Think of the atmosphere as a key part of the Earth system. If CO2 is leaving the oceans, it is probably moving to the atmosphere. Or, if CO2 is entering the ocean, it is probably coming from the atmosphere. So, how could you get samples of that prehistoric air?
You're in luck. Geoscientists have a clever way to get tiny samples of "old" air. Can you think of a natural material on Earth that captures a small sample of air as it forms? It is not obvious, but there is an earth material that does this: Snow!
In this lesson you will see that:
Later in Carbon Connections, you will return to see how these concepts closely connect to the carbon cycle. In this lesson, you will focus on understanding this question better.
Think about how snow might trap air. When snow falls, the flakes stack up. Between stacked flakes, tiny pockets of air get trapped. It's like the model with cereal flakes that your teacher showed you. If that snow melts, the air is released back into the atmosphere. For example, this happens each spring in cities and towns across the U.S., such Denver, Chicago, New York, or Boston, or maybe in your own town. No air inside the snow is preserved because it's melted.
Other places on Earth are cold all year. The snow does not melt, it piles up, layer upon layer. The best examples are near Earth's poles, such as on the ice sheets of Greenland or Antarctica. There, the temperature is almost always below freezing. As snow gets deeper, it hardens into glacial ice and preserves small pockets of air from the time when the snow fell. Deeper in the snowpack, the pockets of air contain older air. View the Air Between Flakes video to see how air gets preserved in snow.

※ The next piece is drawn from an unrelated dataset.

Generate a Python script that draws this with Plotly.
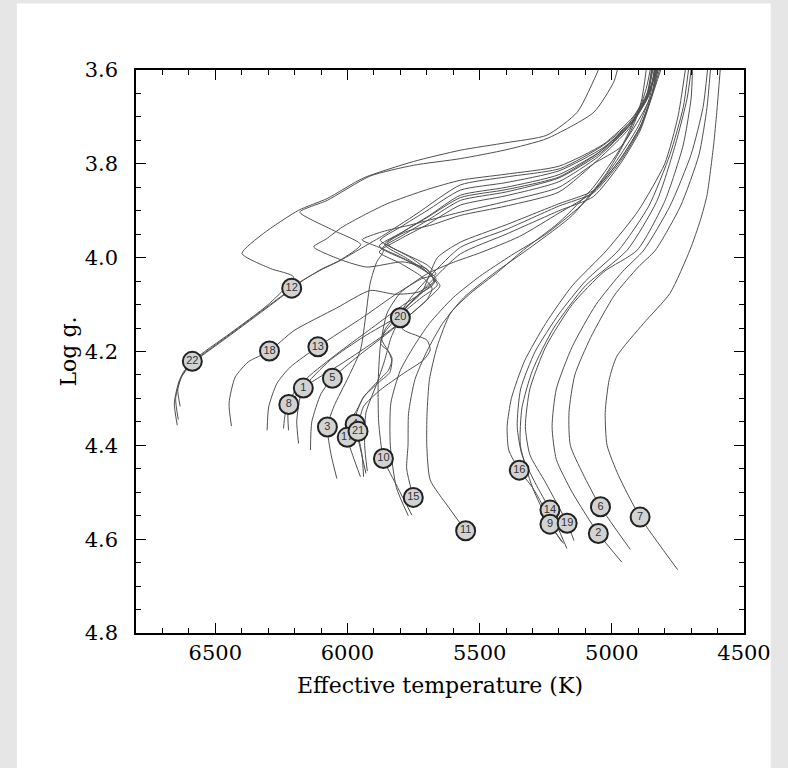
import plotly.graph_objects as go

# ---------------- evolutionary tracks (Teff [K], log g) ----------------
h1_teff = [6644, 6655, 6635, 6587, 6443, 6300, 6204, 6292, 6399, 6317, 6185, 6077, 5939, 5750, 5573, 5400, 5246, 5131, 5051]
h1_logg = [4.357, 4.31, 4.26, 4.221, 4.161, 4.10, 4.041, 4.023, 3.991, 3.948, 3.899, 3.874, 3.830, 3.795, 3.771, 3.755, 3.739, 3.69, 3.60]

h2_teff = [6633, 6642, 6622, 6590, 6443, 6300, 6211, 6172, 6100, 6027, 5950, 6060, 6180, 6077, 5914, 5750, 5573, 5400, 5245, 5068, 4993, 4979]
h2_logg = [4.317, 4.28, 4.245, 4.226, 4.165, 4.105, 4.067, 4.05, 4.025, 4.005, 3.972, 3.94, 3.903, 3.878, 3.826, 3.803, 3.789, 3.77, 3.746, 3.69, 3.626, 3.60]

e_teff = [6640, 6650, 6628, 6585, 6443, 6300, 6211, 6172, 6100, 6027, 5939, 5863, 5737, 5573, 5400, 5195, 5031, 4917, 4867, 4848]
e_logg = [4.345, 4.30, 4.255, 4.223, 4.163, 4.103, 4.066, 4.049, 4.026, 4.006, 3.977, 3.952, 3.906, 3.845, 3.828, 3.81, 3.76, 3.704, 3.654, 3.60]

b_teff = [6439, 6448, 6425, 6375, 6295, 6204, 6040, 5914, 5820, 5730, 5674, 5700, 5790, 5927, 6027, 6128, 6080, 6020, 5940, 5850, 5700, 5573, 5400, 5200, 5031, 4920, 4867, 4850]
b_logg = [4.359, 4.31, 4.255, 4.222, 4.199, 4.156, 4.107, 4.07, 4.078, 4.073, 4.05, 4.024, 4.009, 4.02, 4.004, 3.977, 3.96, 3.935, 3.91, 3.885, 3.855, 3.835, 3.822, 3.805, 3.758, 3.70, 3.65, 3.60]

t13_teff = [6304, 6298, 6267, 6216, 6112, 5939, 5812, 5720, 5665, 5700, 5790, 5876, 5800, 5700, 5573, 5400, 5200, 5031, 4920, 4860, 4838]
t13_logg = [4.368, 4.318, 4.268, 4.233, 4.190, 4.126, 4.076, 4.045, 4.035, 4.015, 3.99, 3.963, 3.935, 3.90, 3.856, 3.84, 3.815, 3.765, 3.71, 3.655, 3.60]

t1_teff = [6185, 6192, 6182, 6167, 6065, 5940, 5812, 5720, 5660, 5700, 5780, 5860, 5790, 5690, 5573, 5400, 5200, 5040, 4925, 4862, 4835]
t1_logg = [4.396, 4.35, 4.305, 4.278, 4.218, 4.169, 4.126, 4.085, 4.058, 4.03, 4.0, 3.972, 3.945, 3.91, 3.867, 3.85, 3.823, 3.772, 3.712, 3.655, 3.60]

t8_teff = [6242, 6236, 6222, 6160, 6020, 5880, 5760, 5690, 5650, 5690, 5780, 5868, 5790, 5690, 5573, 5400, 5200, 5045, 4930, 4865, 4830]
t8_logg = [4.364, 4.335, 4.313, 4.275, 4.225, 4.172, 4.12, 4.085, 4.06, 4.035, 4.005, 3.98, 3.952, 3.918, 3.878, 3.86, 3.83, 3.778, 3.716, 3.658, 3.60]

t8b_teff = [6223, 6225, 6205, 6150, 6040, 5920, 5800, 5720, 5670, 5710, 5800, 5880, 5800, 5700, 5573, 5400, 5200, 5050, 4935, 4868, 4832]
t8b_logg = [4.368, 4.33, 4.29, 4.255, 4.205, 4.155, 4.105, 4.075, 4.05, 4.025, 3.998, 3.975, 3.948, 3.915, 3.872, 3.855, 3.828, 3.776, 3.714, 3.656, 3.60]

t5_teff = [6140, 6135, 6100, 6057, 5960, 5850, 5760, 5700, 5680, 5720, 5800, 5880, 5800, 5700, 5573, 5400, 5200, 5050, 4935, 4870, 4826]
t5_logg = [4.41, 4.35, 4.29, 4.257, 4.21, 4.162, 4.12, 4.09, 4.065, 4.04, 4.012, 3.988, 3.96, 3.93, 3.888, 3.868, 3.838, 3.784, 3.72, 3.66, 3.60]

t3_teff = [6040, 6062, 6076, 6052, 5996, 5951, 5930, 5914, 5890, 5864, 5945, 5870, 5760, 5573, 5400, 5200, 5070, 4968, 4892, 4848, 4829]
t3_logg = [4.471, 4.42, 4.361, 4.318, 4.254, 4.197, 4.12, 4.054, 4.01, 3.984, 3.962, 3.945, 3.93, 3.903, 3.88, 3.85, 3.80, 3.765, 3.70, 3.652, 3.60]

t17_teff = [5951, 5978, 6001, 5990, 5960, 5939, 5888, 5845, 5831, 5850, 5870, 5855, 5800, 5720, 5660, 5573, 5400, 5200, 5070, 4968, 4892, 4848, 4825]
t17_logg = [4.467, 4.425, 4.383, 4.35, 4.32, 4.297, 4.265, 4.24, 4.215, 4.195, 4.175, 4.15, 4.115, 4.075, 4.0, 3.967, 3.93, 3.885, 3.857, 3.79, 3.72, 3.652, 3.60]

t21_teff = [5939, 5945, 5960, 5940, 5876, 5789, 5712, 5687, 5699, 5788, 5810, 5760, 5680, 5573, 5400, 5200, 5070, 4968, 4892, 4848, 4820]
t21_logg = [4.467, 4.42, 4.37, 4.318, 4.282, 4.247, 4.218, 4.197, 4.176, 4.154, 4.13, 4.085, 4.035, 3.978, 3.94, 3.89, 3.862, 3.795, 3.724, 3.654, 3.60]

t4_teff = [5930, 5950, 5971, 5965, 5939, 5880, 5840, 5832, 5845, 5875, 5863, 5800, 5700, 5573, 5400, 5200, 5070, 4968, 4892, 4848, 4815]
t4_logg = [4.46, 4.41, 4.355, 4.33, 4.297, 4.265, 4.245, 4.22, 4.2, 4.183, 4.162, 4.12, 4.06, 3.992, 3.95, 3.90, 3.87, 3.80, 3.728, 3.656, 3.60]

t20_teff = [5925, 5935, 5930, 5890, 5860, 5835, 5800, 5770, 5720, 5680, 5665, 5690, 5760, 5850, 5780, 5680, 5573, 5400, 5200, 5050, 4935, 4868, 4845]
t20_logg = [4.455, 4.40, 4.33, 4.27, 4.22, 4.17, 4.128, 4.10, 4.075, 4.06, 4.045, 4.03, 4.0, 3.97, 3.945, 3.93, 3.91, 3.89, 3.86, 3.79, 3.725, 3.66, 3.60]

t10_teff = [5756, 5810, 5864, 5882, 5884, 5876, 5850, 5800, 5700, 5600, 5500, 5350, 5200, 5070, 4968, 4892, 4850, 4833]
t10_logg = [4.549, 4.49, 4.428, 4.35, 4.27, 4.19, 4.118, 4.075, 4.035, 4.01, 3.99, 3.955, 3.905, 3.86, 3.79, 3.72, 3.655, 3.60]

td_teff = [5770, 5815, 5838, 5836, 5800, 5750, 5690, 5600, 5500, 5380, 5250, 5100, 4990, 4900, 4855, 4840]
td_logg = [4.55, 4.49, 4.40, 4.31, 4.24, 4.19, 4.14, 4.085, 4.04, 3.995, 3.95, 3.88, 3.80, 3.72, 3.655, 3.60]

t15_teff = [5751, 5776, 5771, 5769, 5745, 5700, 5640, 5560, 5450, 5300, 5150, 5020, 4920, 4870, 4855]
t15_logg = [4.511, 4.45, 4.40, 4.332, 4.26, 4.20, 4.14, 4.085, 4.035, 3.975, 3.91, 3.82, 3.72, 3.64, 3.60]

t11_teff = [5553, 5620, 5687, 5700, 5699, 5690, 5661, 5610, 5535, 5430, 5335, 5200, 5070, 4960, 4890, 4870]
t11_logg = [4.582, 4.53, 4.474, 4.40, 4.332, 4.26, 4.19, 4.118, 4.076, 4.03, 3.984, 3.925, 3.85, 3.76, 3.67, 3.60]

r16_teff = [5183, 5234, 5260, 5300, 5350, 5390, 5396, 5380, 5330, 5250, 5150, 5019, 4900, 4800, 4750, 4722]
r16_logg = [4.609, 4.568, 4.53, 4.49, 4.453, 4.41, 4.36, 4.30, 4.22, 4.14, 4.06, 3.984, 3.90, 3.80, 3.70, 3.60]

r14_teff = [5170, 5234, 5290, 5340, 5358, 5345, 5290, 5200, 5100, 4974, 4860, 4780, 4730, 4710]
r14_logg = [4.62, 4.538, 4.48, 4.42, 4.36, 4.28, 4.20, 4.12, 4.05, 3.984, 3.89, 3.78, 3.68, 3.60]

r9_teff = [5190, 5234, 5300, 5346, 5340, 5300, 5220, 5100, 4942, 4830, 4760, 4715, 4700]
r9_logg = [4.605, 4.568, 4.49, 4.40, 4.32, 4.24, 4.15, 4.06, 3.984, 3.88, 3.76, 3.66, 3.60]

r19_teff = [5143, 5169, 5250, 5310, 5327, 5310, 5250, 5150, 5030, 4904, 4800, 4730, 4700, 4695]
r19_logg = [4.603, 4.566, 4.48, 4.42, 4.36, 4.28, 4.19, 4.10, 4.03, 3.984, 3.88, 3.76, 3.66, 3.60]

r2_teff = [4962, 5051, 5150, 5210, 5226, 5210, 5150, 5060, 4960, 4879, 4780, 4700, 4655, 4638]
r2_logg = [4.649, 4.588, 4.50, 4.43, 4.36, 4.28, 4.19, 4.10, 4.03, 3.984, 3.89, 3.78, 3.68, 3.60]

r6_teff = [4930, 5043, 5110, 5157, 5162, 5140, 5080, 4990, 4900, 4835, 4740, 4670, 4640, 4627]
r6_logg = [4.622, 4.531, 4.46, 4.40, 4.33, 4.25, 4.17, 4.08, 4.02, 3.984, 3.89, 3.78, 3.68, 3.60]

r7_teff = [4751, 4893, 4975, 5018, 5025, 5010, 4981, 4880, 4780, 4704, 4665, 4640, 4615, 4603, 4590]
r7_logg = [4.665, 4.553, 4.464, 4.40, 4.33, 4.26, 4.21, 4.14, 4.076, 3.983, 3.92, 3.867, 3.76, 3.69, 3.60]

tracks = [
    (h1_teff, h1_logg), (h2_teff, h2_logg), (e_teff, e_logg), (b_teff, b_logg),
    (t13_teff, t13_logg), (t1_teff, t1_logg), (t8_teff, t8_logg), (t8b_teff, t8b_logg),
    (t5_teff, t5_logg), (t3_teff, t3_logg), (t17_teff, t17_logg), (t21_teff, t21_logg),
    (t4_teff, t4_logg), (t20_teff, t20_logg), (t10_teff, t10_logg), (td_teff, td_logg),
    (t15_teff, t15_logg), (t11_teff, t11_logg),
    (r16_teff, r16_logg), (r14_teff, r14_logg), (r9_teff, r9_logg), (r19_teff, r19_logg),
    (r2_teff, r2_logg), (r6_teff, r6_logg), (r7_teff, r7_logg),
]

# ---------------- observed stars (drawn in groups, back to front) ----------------
back_labels = ["4"]
back_teff = [5971]
back_logg = [4.355]

mid_labels = ["17", "14"]
mid_teff = [6001, 5234]
mid_logg = [4.383, 4.538]

star_labels = ["22", "18", "12", "13", "1", "8", "5", "3", "21", "20", "10", "15",
               "11", "16", "9", "19", "6", "2", "7"]
star_teff = [6587, 6295, 6211, 6112, 6167, 6222, 6057, 6076, 5960, 5800, 5864, 5751,
             5553, 5350, 5234, 5169, 5043, 5051, 4893]
star_logg = [4.221, 4.199, 4.065, 4.190, 4.278, 4.313, 4.257, 4.361, 4.370, 4.128, 4.428, 4.511,
             4.582, 4.453, 4.568, 4.566, 4.531, 4.588, 4.553]

x_ticks = [6500, 6000, 5500, 5000, 4500]
y_ticks = [3.6, 3.8, 4.0, 4.2, 4.4, 4.6, 4.8]

fig = go.Figure()

for tx, gy in tracks:
    fig.add_trace(go.Scatter(
        x=tx, y=gy, mode="lines",
        line=dict(color="#505050", width=1, shape="spline", smoothing=0.6),
        hoverinfo="skip", showlegend=False,
    ))

for lab, tx, gy in [(back_labels, back_teff, back_logg),
                    (mid_labels, mid_teff, mid_logg),
                    (star_labels, star_teff, star_logg)]:
    fig.add_trace(go.Scatter(
        x=tx, y=gy, mode="markers+text",
        text=lab, textposition="middle center",
        textfont=dict(family="Liberation Sans, Arial, sans-serif", size=11, color="#333333"),
        marker=dict(size=19, color="#d2d2d2", line=dict(color="#222222", width=2)),
        hoverinfo="skip", showlegend=False,
    ))

serif = "DejaVu Serif, serif"

fig.update_layout(
    width=788, height=768,
    margin=dict(l=136, r=44, t=70, b=135),
    paper_bgcolor="#e6e6e6",
    plot_bgcolor="white",
    font=dict(family=serif, size=20, color="black"),
    shapes=[dict(type="rect", xref="paper", yref="paper",
                 x0=-0.196, x1=1.044, y0=-0.40, y1=1.118,
                 fillcolor="white", line=dict(width=0), layer="below")],
)

fig.update_xaxes(
    range=[6800, 4500], tickvals=x_ticks, ticktext=[str(v) for v in x_ticks],
    ticks="inside", ticklen=10, tickwidth=1, tickcolor="black",
    showline=True, linecolor="black", linewidth=1.5, mirror="allticks",
    showgrid=False, zeroline=False,
    minor=dict(dtick=100, ticks="inside", ticklen=5, tickcolor="black", tickwidth=1, showgrid=False),
    tickfont=dict(family=serif, size=21),
    ticklabelstandoff=0,
    title=dict(text="Effective temperature (K)", font=dict(family=serif, size=22), standoff=14),
)
fig.update_yaxes(
    range=[4.8, 3.6], tickvals=y_ticks, ticktext=["%.1f" % v for v in y_ticks],
    ticks="inside", ticklen=10, tickwidth=1, tickcolor="black",
    showline=True, linecolor="black", linewidth=1.5, mirror="allticks",
    showgrid=False, zeroline=False,
    minor=dict(dtick=0.05, ticks="inside", ticklen=5, tickcolor="black", tickwidth=1, showgrid=False),
    tickfont=dict(family=serif, size=21),
    ticklabelstandoff=12,
    title=dict(text="Log g.", font=dict(family=serif, size=22), standoff=2),
)

fig.write_html("out.html")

The air bubbles image to the right shows what ice looks like deep in an ice sheet. Under the increased weight of overlying snow and ice, a layer progressively changes from packed snow to ice. The largest ice sheets today are on Antarctica and Greenland. The layers in these ice sheets are of particular interest to geologists who study Earth's past climate. Part of understanding climate is retrieving and analyzing the CO2 in those trapped air bubbles.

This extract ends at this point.